The mom noted she's "concerned" that if she and the baby go on the trip, her in-laws will "push" them to do things she is "not comfortable" with, and will make judgmental comments if she refuses.

While the woman's husband is fine with "sticking up to them," her in-laws only tend to address their parenting concerns to her, something she finds a "bit sexist."

"My 2 concerns are the financial costs and the difficulties in disagreements in parenting as described above, on a trip that is not suitable for an infant. I’m worried that if we don’t all go, they will be very upset and it will damage our relationship. They will simply not understand why we don’t feel the trip is suitable for a baby even if we try to explain," she wrote, asking Mumsnet users what she should do.

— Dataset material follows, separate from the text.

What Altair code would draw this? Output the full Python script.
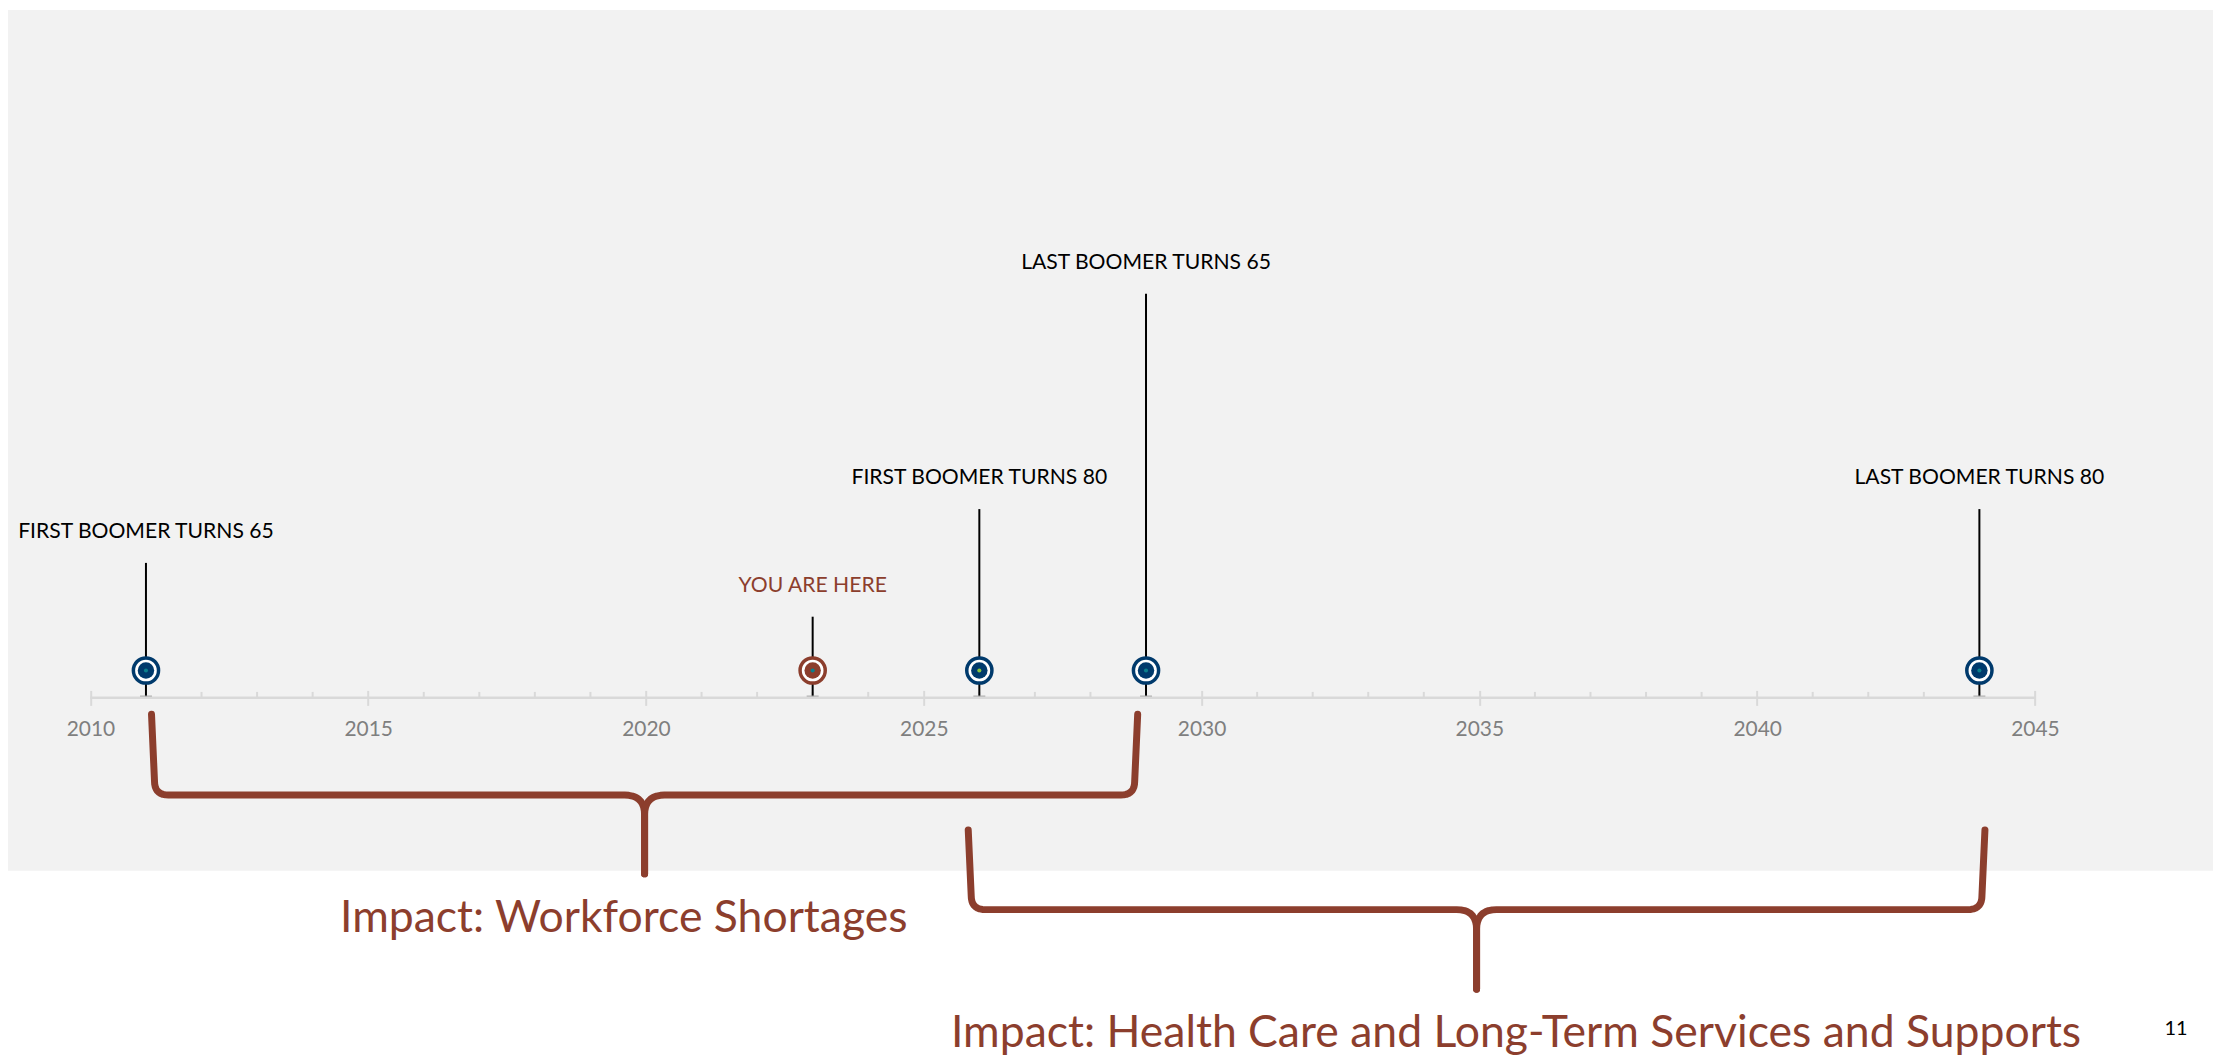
import altair as alt
import pandas as pd
import numpy as np

# ---------------- data ----------------
event_years = [2011, 2023, 2026, 2029, 2044]
event_labels = ["FIRST BOOMER TURNS 65", "YOU ARE HERE", "FIRST BOOMER TURNS 80",
                "LAST BOOMER TURNS 65", "LAST BOOMER TURNS 80"]
stem_heights = [2, 1, 3, 7, 3]
event_kind = ["milestone", "now", "milestone", "milestone", "milestone"]
dot_kind = ["teal", "teal", "green", "teal", "teal"]

tick_years = list(range(2010, 2046, 5))
minor_years = [y for y in range(2011, 2045) if y % 5 != 0]
axis_start, axis_end = 2010, 2045

brace_start = [2011.1, 2025.8]
brace_end = [2028.85, 2044.1]
brace_top = [-0.815, -2.963]
brace_bar = [-2.315, -4.444]
brace_tip = [-3.78, -5.926]

impact_text = ["Impact: Workforce Shortages",
               "Impact: Health Care and Long-Term Services and Supports"]
impact_x = [2019.6, 2035.66]
impact_y = [-4.852, -7.0]

page_number = ["11"]
page_x = [2047.54]
page_y = [-6.77]

bg_bottom = -3.72
axis_level = -0.506
minor_top = -0.398
stem_bottom = -0.476

# ---------------- layout ----------------
W, H = 2205, 683
PX_YEAR, PX_LEVEL = 55.76, 54.0
x0 = 2010 - 82.7 / PX_YEAR
x_dom = [x0, x0 + W / PX_YEAR]
y_dom = [(663 - H) / PX_LEVEL, 663 / PX_LEVEL]
xs = alt.Scale(domain=x_dom, nice=False, zero=False)
ys = alt.Scale(domain=y_dom, nice=False, zero=False)

FONT = "Lato"
BROWN = "#8c3e2d"
NAVY = "#003a6c"

events = pd.DataFrame({"year": event_years, "label": event_labels,
                       "top": stem_heights, "kind": event_kind, "dot": dot_kind})
events["zero"] = 0
events["bottom"] = stem_bottom

# brace outlines built from the brace spans
def quad(p0, c, p1, n=10):
    t = np.linspace(0, 1, n)[1:]
    return [((1 - s) ** 2 * p0[0] + 2 * (1 - s) * s * c[0] + s ** 2 * p1[0],
             (1 - s) ** 2 * p0[1] + 2 * (1 - s) * s * c[1] + s ** 2 * p1[1]) for s in t]

rows = []
for b in range(len(brace_start)):
    xc = (brace_start[b] + brace_end[b]) / 2
    for side, xa in (("L", brace_start[b]), ("R", brace_end[b])):
        d = 1 if xc > xa else -1
        rcx, rcy = 14 / PX_YEAR, 14 / PX_LEVEL
        rmx, rmy = 20 / PX_YEAR, 20 / PX_LEVEL
        top, bar, tip = brace_top[b], brace_bar[b], brace_tip[b]
        pts = [(xa, top), (xa + d * 3 / PX_YEAR, bar + rcy)]
        pts += quad(pts[-1], (xa + d * 3 / PX_YEAR, bar), (xa + d * (3 / PX_YEAR + rcx), bar))
        pts.append((xc - d * rmx, bar))
        pts += quad(pts[-1], (xc, bar), (xc, bar - rmy))
        pts.append((xc, tip))
        for i, (px, py) in enumerate(pts):
            rows.append({"id": f"{b}{side}", "i": i, "x": px, "y": py})
braces = pd.DataFrame(rows)

X = lambda f: alt.X(f, type="quantitative", scale=xs, title=None,
                    axis=alt.Axis(values=tick_years, format="d", domain=False, grid=False,
                                  tickColor="#d9d9d9", tickWidth=2, tickSize=15,
                                  labelColor="#7f7f7f", labelFont=FONT, labelFontSize=21,
                                  labelPadding=13, zindex=1))
Y = lambda f: alt.Y(f, type="quantitative", scale=ys, axis=None, title=None)

bg = alt.Chart(pd.DataFrame({"t": [y_dom[1]], "b": [bg_bottom]})).mark_rect(color="#f2f2f2").encode(
    x=alt.value(0), x2=alt.value(W + 8), y=Y("t"), y2="b")

axis_line = alt.Chart(pd.DataFrame({"a": [axis_start], "b": [axis_end], "y": [axis_level]})).mark_rule(
    color="#d9d9d9", strokeWidth=2.5).encode(x=X("a"), x2="b", y=Y("y"))

minor = alt.Chart(pd.DataFrame({"x": minor_years, "t": minor_top, "b": axis_level})).mark_rule(
    color="#d9d9d9", strokeWidth=2).encode(x=X("x"), y=Y("t"), y2="b")

brace_lines = alt.Chart(braces).mark_line(color=BROWN, strokeWidth=7, strokeCap="round",
                                          strokeJoin="round").encode(
    x=X("x"), y=Y("y"), detail="id:N", order="i:Q")

stems = alt.Chart(events).mark_rule(color="#000000", strokeWidth=2).encode(
    x=X("year"), y=Y("top"), y2="bottom")

caps = alt.Chart(events).mark_tick(orient="horizontal", color="#a6a6a6", size=12,
                                   thickness=1.5).encode(x=X("year"), y=Y("bottom"))

ring_scale = alt.Scale(domain=["milestone", "now"], range=[NAVY, BROWN])
rings = alt.Chart(events).mark_circle(size=638, fill="#ffffff", strokeWidth=3.5, opacity=1).encode(
    x=X("year"), y=Y("zero"), stroke=alt.Stroke("kind:N", scale=ring_scale, legend=None))
inner = alt.Chart(events).mark_circle(size=272, opacity=1).encode(
    x=X("year"), y=Y("zero"), fill=alt.Fill("kind:N", scale=ring_scale, legend=None))
dots = alt.Chart(events).mark_circle(size=17, opacity=1).encode(
    x=X("year"), y=Y("zero"),
    color=alt.Color("dot:N", scale=alt.Scale(domain=["teal", "green"], range=["#0a7f8c", "#86c440"]),
                    legend=None))

labels = alt.Chart(events).mark_text(font=FONT, fontSize=21.2, baseline="middle", dy=-31).encode(
    x=X("year"), y=Y("top"), text="label:N",
    color=alt.Color("kind:N", scale=alt.Scale(domain=["milestone", "now"], range=["#000000", BROWN]),
                    legend=None))

impacts = alt.Chart(pd.DataFrame({"t": impact_text, "x": impact_x, "y": impact_y})).mark_text(
    font=FONT, fontSize=44.7, color=BROWN, baseline="alphabetic").encode(
    x=X("x"), y=Y("y"), text="t:N")

pnum = alt.Chart(pd.DataFrame({"t": page_number, "x": page_x, "y": page_y})).mark_text(
    font=FONT, fontSize=20, color="#000000", baseline="alphabetic").encode(
    x=X("x"), y=Y("y"), text="t:N")

chart = alt.layer(bg, axis_line, minor, brace_lines, stems, caps, rings, inner, dots,
                  labels, impacts, pnum).resolve_scale(
    color="independent", fill="independent", stroke="independent").properties(
    width=W, height=H,
    autosize=alt.AutoSizeParams(type="none"),
    padding={"left": 0, "top": 0, "right": 8, "bottom": 369},
    background="#ffffff",
).configure_view(stroke=None)

chart.save("out.html", embed_options={"renderer": "svg", "actions": False})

In the comments section, users rallied behind the woman, suggesting she should follow her gut to make decisions that are best for her and the baby.

"No matter what you do, someone will be unhappy so I would do what you feel is right and say '[husband's] coming. It's our decision, we thought long and hard but it's not something that's right for [our baby] at the moment (he's not a good traveler due to his health).' I wouldn't engage with any pressure or arguments about how you are wrong, etc., just repeat that it's your decision as [the baby's] parents not theirs and the matter is closed," one person wrote.

"I wouldn’t go, by the sounds of it you won’t enjoy it and it’s an expense that won’t be worth it. 10 hours on a plane for a 5 month old would be a lot! [Husband] needs to step up, I’d have an honest conversation about your concerns and if you decide not to go, he should be the one to tell his family and to phrase it in a way that shows it was a united decision," someone else commented.